Maybe it’s an adage that several provincial governments should have taken to heart when dealing with the Muskrat Falls fiasco — especially, the “in time” part.
The hydroelectric project, as we all know, is well over budget and far beyond schedule, and the increased costs will come back to bite ratepayers and taxpayers for years to come.
Yet it wasn’t until Monday that the provincial government finally appointed anyone other than provincial bureaucrats to the three-year-old oversight committee. The committee describes itself as: “Chaired by the Clerk of the Executive Council, the committee comprises senior officials from Executive Council and the Departments of Finance, Natural Resources and Justice.”
In other words, public servants reporting to their political masters.
Until now, the committee has been unsatisfying in the extreme. Its last occasional report was filed in December 2015, and its minutes are a study in brevity. A December 2016 meeting, an hour and a half long, generated just 55 words, seven of which were “The meeting was adjourned at approximately 6:15 p.m.”
What was accomplished? They briefed the chair on an earlier meeting and planned a site visit.
Now, the committee is going to include four new members — Jason Muise, Jim Feehan, Sterling Peyton and Vanessa Newhook. Musie and Feehan are particularly good choices.
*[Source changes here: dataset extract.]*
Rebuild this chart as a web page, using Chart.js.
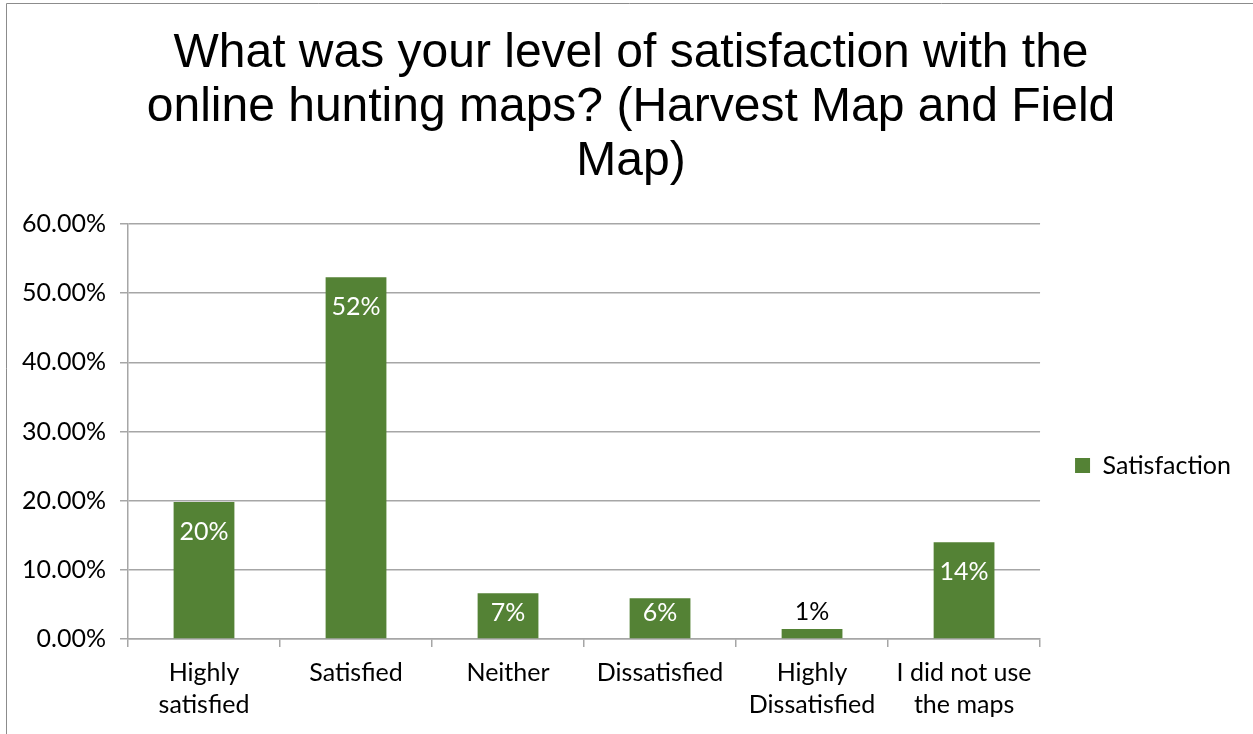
<!DOCTYPE html>
<html>
<head>
<meta charset="utf-8">
<script src="https://cdn.jsdelivr.net/npm/chart.js@4/dist/chart.umd.min.js"></script>
<style>
  html, body { margin: 0; padding: 0; background: #fff; }
  #wrap { position: relative; width: 1253px; height: 734px; }
</style>
</head>
<body>
<div id="wrap"><canvas id="c" width="1253" height="734"></canvas></div>
<script>
const titleLines = ['What was your level of satisfaction with the', 'online hunting maps? (Harvest Map and Field', 'Map)'];
const categories = [['Highly', 'satisfied'], 'Satisfied', 'Neither', 'Dissatisfied', ['Highly', 'Dissatisfied'], ['I did not use', 'the maps']];
const seriesName = 'Satisfaction';
const satisfaction = [19.8, 52.3, 6.6, 5.9, 1.45, 14.0];
const yTicks = [0, 10, 20, 30, 40, 50, 60];

const GREEN = '#548235';
const GRID = '#a6a6a6';
const LABEL_FONT = 'Lato';

const frame = {
  id: 'frame',
  beforeDraw(chart) {
    const ctx = chart.ctx;
    ctx.save();
    ctx.fillStyle = '#fff';
    ctx.fillRect(0, 0, chart.width, chart.height);
    ctx.strokeStyle = '#8c8c8c';
    ctx.lineWidth = 1;
    ctx.beginPath();
    ctx.moveTo(6.5, chart.height);
    ctx.lineTo(6.5, 3.5);
    ctx.lineTo(chart.width, 3.5);
    ctx.stroke();
    ctx.restore();
  }
};

const dataLabels = {
  id: 'dataLabels',
  afterDatasetsDraw(chart) {
    const ctx = chart.ctx;
    const meta = chart.getDatasetMeta(0);
    const base = chart.scales.y.getPixelForValue(0);
    ctx.save();
    ctx.font = '25px ' + LABEL_FONT;
    ctx.textAlign = 'center';
    ctx.textBaseline = 'middle';
    meta.data.forEach((bar, i) => {
      const v = chart.data.datasets[0].data[i];
      const txt = Math.round(v) + '%';
      const h = base - bar.y;
      if (h < 30) {
        ctx.fillStyle = '#000';
        ctx.fillText(txt, bar.x, bar.y - 17);
      } else {
        ctx.fillStyle = '#fff';
        ctx.fillText(txt, bar.x, Math.min(bar.y + 30, base - 26));
      }
    });
    ctx.restore();
  }
};

new Chart(document.getElementById('c'), {
  type: 'bar',
  data: {
    labels: categories,
    datasets: [{
      label: seriesName,
      data: satisfaction,
      backgroundColor: GREEN,
      borderWidth: 0,
      categoryPercentage: 1,
      barPercentage: 0.4
    }]
  },
  options: {
    responsive: false,
    animation: false,
    devicePixelRatio: 1,
    layout: { padding: { left: 21, right: 12, top: 0, bottom: 0 } },
    plugins: {
      title: {
        display: true,
        text: titleLines,
        color: '#000',
        font: { family: 'Liberation Sans', size: 48, weight: 'normal', lineHeight: 54 / 48 },
        padding: { top: 27, bottom: 35 }
      },
      legend: {
        display: true,
        position: 'right',
        fullSize: false,
        align: 'center',
        title: { display: true, text: ' ', font: { size: 2, lineHeight: 1 }, padding: { top: 0, bottom: 66 } },
        labels: {
          color: '#000',
          font: { family: LABEL_FONT, size: 25 },
          boxWidth: 15,
          boxHeight: 15,
          padding: 35
        }
      },
      tooltip: { enabled: false }
    },
    scales: {
      x: {
        afterFit(scale) { scale.height = 95; },
        grid: { display: true, drawOnChartArea: false, drawTicks: true, tickLength: 8, color: GRID, lineWidth: 1.5 },
        border: { display: true, color: GRID, width: 1.5 },
        ticks: {
          color: '#000',
          padding: 10,
          maxRotation: 0,
          autoSkip: false,
          font: { family: LABEL_FONT, size: 25, lineHeight: 32 / 25 }
        }
      },
      y: {
        min: 0,
        max: 60,
        afterFit(scale) { scale.width = 107; },
        afterBuildTicks(scale) { scale.ticks = yTicks.map(v => ({ value: v })); },
        grid: { color: GRID, lineWidth: 1.5, drawTicks: true, tickLength: 8 },
        border: { display: true, color: GRID, width: 1.5 },
        ticks: {
          color: '#000',
          padding: 14,
          font: { family: LABEL_FONT, size: 25 },
          callback: (v) => Number(v).toFixed(2) + '%'
        }
      }
    }
  },
  plugins: [frame, dataLabels]
});
</script>
</body>
</html>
Muise is an engineer with experience in project delivery, while Feehan, a Memorial University economist, has had a keen and critical eye on the project since its inception.
Peyton and Newhook have experience in the bureaucracy.
But all four bring the critical requirement of not having to remain in anyone’s political good graces.
The only real problem? Effective independent oversight hasn’t arrived until long after the project has become bogged down in serious and expensive trouble.
That’s something that is too often the case in this province; no stitches in time here. Our governments seem to prefer the great and lengthy unraveling.
And that raises a particular concern.
Why do successive governments feel it necessary to entrench themselves in their decisions, no matter how badly those actions are going?
Why is it that provincial administrations in this province seem incapable of saying, “We made a mistake”?
Why is it that governments, Liberal or Tory, prefer to keep digging when they find themselves in a hole?
It’s got to change. We need a government that solves problems, rather than ones that let matters fester until there is no way out — followed inevitably by commissions of inquiry designed to teach us where we went wrong, and that seem to prove, repeatedly, we seem incapable of learning.